The Tropics in New York

Bananas ripe and green, and ginger-root,

      Cocoa in pods and alligator pears,

And tangerines and mangoes and grape fruit,

      Fit for the highest prize at parish fairs,

Set in the window, bringing memories

      Of fruit-trees laden by low-singing rills,

And dewy dawns, and mystical blue skies

      In benediction over nun-like hills.

My eyes grew dim, and I could no more gaze;

      A wave of longing through my body swept,

And, hungry for the old, familiar ways,

      I turned aside and bowed my head and wept.

America

Although she feeds me bread of bitterness,

And sinks into my throat her tiger’s tooth,

Stealing my breath of life, I will confess

I love this cultured hell that tests my youth.

Her vigor flows like tides into my blood,

Giving me strength erect against her hate,

Her bigness sweeps my being like a flood.

Yet, as a rebel fronts a king in state,

I stand within her walls with not a shred

Of terror, malice, not a word of jeer.

Darkly I gaze into the days ahead,

And see her might and granite wonders there,

Beneath the touch of Time’s unerring hand,

Like priceless treasures sinking in the sand.

Africa

The sun sought thy dim bed and brought forth light,
The sciences were sucklings at thy breast;
When all the world was young in pregnant night
Thy slaves toiled at thy monumental best.
Thou ancient treasure-land, thou modern prize,
New peoples marvel at thy pyramids!
The years roll on, thy sphinx of riddle eyes
Watches the mad world with immobile lids.
The Hebrews humbled them at Pharaoh’s name.
Cradle of Power! Yet all things were in vain!
Honor and Glory, Arrogance and Fame!
They went. The darkness swallowed thee again.
Thou art the harlot, now thy time is done,
Of all the mighty nations of the sun.

If We Must Die

If we must die, let it not be like hogs

Hunted and penned in an inglorious spot,

While round us bark the mad and hungry dogs,

Making their mock at our accursèd lot.

If we must die, O let us nobly die,

So that our precious blood may not be shed

In vain; then even the monsters we defy

Shall be constrained to honor us though dead!

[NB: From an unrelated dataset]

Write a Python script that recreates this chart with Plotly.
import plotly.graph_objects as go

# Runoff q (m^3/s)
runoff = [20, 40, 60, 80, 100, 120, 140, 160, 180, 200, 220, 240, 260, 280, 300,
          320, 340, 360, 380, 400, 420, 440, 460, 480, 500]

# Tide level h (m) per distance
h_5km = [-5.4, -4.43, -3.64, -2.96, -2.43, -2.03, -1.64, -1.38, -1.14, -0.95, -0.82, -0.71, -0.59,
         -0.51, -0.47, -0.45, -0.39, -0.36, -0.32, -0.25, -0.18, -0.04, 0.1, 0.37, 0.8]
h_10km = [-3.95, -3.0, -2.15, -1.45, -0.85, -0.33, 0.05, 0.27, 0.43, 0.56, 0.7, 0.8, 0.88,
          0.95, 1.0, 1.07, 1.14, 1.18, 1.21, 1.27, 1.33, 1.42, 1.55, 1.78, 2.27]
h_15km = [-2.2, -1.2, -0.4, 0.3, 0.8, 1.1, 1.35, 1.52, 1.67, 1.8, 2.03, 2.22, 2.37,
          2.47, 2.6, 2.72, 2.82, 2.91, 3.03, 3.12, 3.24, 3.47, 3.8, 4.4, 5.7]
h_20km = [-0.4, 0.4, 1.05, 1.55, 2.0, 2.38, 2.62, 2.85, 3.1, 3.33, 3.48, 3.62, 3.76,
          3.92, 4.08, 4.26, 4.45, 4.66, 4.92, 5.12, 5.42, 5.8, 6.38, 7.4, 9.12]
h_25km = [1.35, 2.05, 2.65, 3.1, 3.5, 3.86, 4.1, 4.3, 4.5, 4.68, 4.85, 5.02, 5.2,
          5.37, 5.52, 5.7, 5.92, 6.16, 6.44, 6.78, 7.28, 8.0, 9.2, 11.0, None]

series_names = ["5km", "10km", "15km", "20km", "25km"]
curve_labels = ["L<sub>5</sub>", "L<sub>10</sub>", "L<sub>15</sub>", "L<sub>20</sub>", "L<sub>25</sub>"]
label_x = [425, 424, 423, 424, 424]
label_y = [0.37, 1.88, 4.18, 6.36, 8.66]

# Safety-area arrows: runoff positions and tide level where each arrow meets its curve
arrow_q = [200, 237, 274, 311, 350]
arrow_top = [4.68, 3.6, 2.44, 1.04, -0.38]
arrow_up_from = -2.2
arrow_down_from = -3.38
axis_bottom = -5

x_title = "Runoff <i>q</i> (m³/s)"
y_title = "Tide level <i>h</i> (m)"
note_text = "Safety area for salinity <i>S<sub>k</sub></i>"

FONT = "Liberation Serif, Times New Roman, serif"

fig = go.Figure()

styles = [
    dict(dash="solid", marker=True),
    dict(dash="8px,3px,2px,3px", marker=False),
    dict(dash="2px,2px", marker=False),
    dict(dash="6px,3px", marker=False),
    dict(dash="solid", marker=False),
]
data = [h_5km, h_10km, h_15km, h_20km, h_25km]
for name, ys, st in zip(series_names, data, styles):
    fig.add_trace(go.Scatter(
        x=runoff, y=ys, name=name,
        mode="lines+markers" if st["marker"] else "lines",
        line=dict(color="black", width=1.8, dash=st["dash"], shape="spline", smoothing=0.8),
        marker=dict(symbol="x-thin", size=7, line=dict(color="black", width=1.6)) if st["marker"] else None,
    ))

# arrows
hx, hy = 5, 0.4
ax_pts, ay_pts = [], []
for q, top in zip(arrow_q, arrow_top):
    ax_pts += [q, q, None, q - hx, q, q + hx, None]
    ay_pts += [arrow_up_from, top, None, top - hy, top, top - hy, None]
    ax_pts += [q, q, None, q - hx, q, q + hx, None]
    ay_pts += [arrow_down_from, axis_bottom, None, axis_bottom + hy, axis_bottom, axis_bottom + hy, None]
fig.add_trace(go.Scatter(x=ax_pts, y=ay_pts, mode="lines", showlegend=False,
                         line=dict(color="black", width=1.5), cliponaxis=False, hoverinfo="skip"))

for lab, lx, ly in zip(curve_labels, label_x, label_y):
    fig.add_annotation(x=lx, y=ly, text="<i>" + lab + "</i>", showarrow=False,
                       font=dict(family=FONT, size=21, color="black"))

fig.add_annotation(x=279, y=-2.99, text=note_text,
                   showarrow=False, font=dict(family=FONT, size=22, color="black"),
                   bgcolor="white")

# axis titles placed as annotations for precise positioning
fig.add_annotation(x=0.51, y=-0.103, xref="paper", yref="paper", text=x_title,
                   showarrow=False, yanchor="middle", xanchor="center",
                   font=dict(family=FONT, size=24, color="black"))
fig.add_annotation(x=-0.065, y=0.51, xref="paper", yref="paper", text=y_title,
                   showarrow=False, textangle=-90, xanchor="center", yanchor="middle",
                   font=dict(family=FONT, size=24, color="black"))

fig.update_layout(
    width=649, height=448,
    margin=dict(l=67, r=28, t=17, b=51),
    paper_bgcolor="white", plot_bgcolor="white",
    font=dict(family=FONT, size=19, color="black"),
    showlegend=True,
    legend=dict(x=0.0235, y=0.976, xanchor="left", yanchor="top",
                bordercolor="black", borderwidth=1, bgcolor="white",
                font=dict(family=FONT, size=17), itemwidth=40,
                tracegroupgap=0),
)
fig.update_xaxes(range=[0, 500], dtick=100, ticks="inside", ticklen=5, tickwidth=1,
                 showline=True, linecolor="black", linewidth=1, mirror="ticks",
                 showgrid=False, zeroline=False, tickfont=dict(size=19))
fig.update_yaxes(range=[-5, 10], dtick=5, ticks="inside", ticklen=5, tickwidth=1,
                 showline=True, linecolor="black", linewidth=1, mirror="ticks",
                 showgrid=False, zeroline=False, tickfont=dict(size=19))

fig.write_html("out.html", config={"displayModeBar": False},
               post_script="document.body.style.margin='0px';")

O kinsmen! we must meet the common foe!

Though far outnumbered let us show us brave,

And for their thousand blows deal one death-blow!

What though before us lies the open grave?

Like men we’ll face the murderous, cowardly pack,

Pressed to the wall, dying, but fighting back!

Harlem Shadows

I hear the halting footsteps of a lass

In Negro Harlem when the night lets fall

Its veil. I see the shapes of girls who pass

To bend and barter at desire's call.

Ah, little dark girls who in slippered feet

Go prowling through the night from street to street!

Through the long night until the silver break

Of day the little gray feet know no rest;

Through the lone night until the last snow-flake

Has dropped from heaven upon the earth's white breast,

The dusky, half-clad girls of tired feet

Are trudging, thinly shod, from street to street.

Ah, stern harsh world, that in the wretched way

Of poverty, dishonor and disgrace,

Has pushed the timid little feet of clay,

The sacred brown feet of my fallen race!

Ah, heart of me, the weary, weary feet

In Harlem wandering from street to street.

The Harlem Dancer

Applauding youths laughed with young prostitutes
And watched her perfect, half-clothed body sway;
Her voice was like the sound of blended flutes
Blown by black players upon a picnic day.
She sang and danced on gracefully and calm,
The light gauze hanging loose about her form;
To me she seemed a proudly-swaying palm
Grown lovelier for passing through a storm.
Upon her swarthy neck black shiny curls
Luxuriant fell; and tossing coins in praise,
The wine-flushed, bold-eyed boys, and even the girls,
Devoured her shape with eager, passionate gaze;
But looking at her falsely-smiling face,
I knew her self was not in that strange place.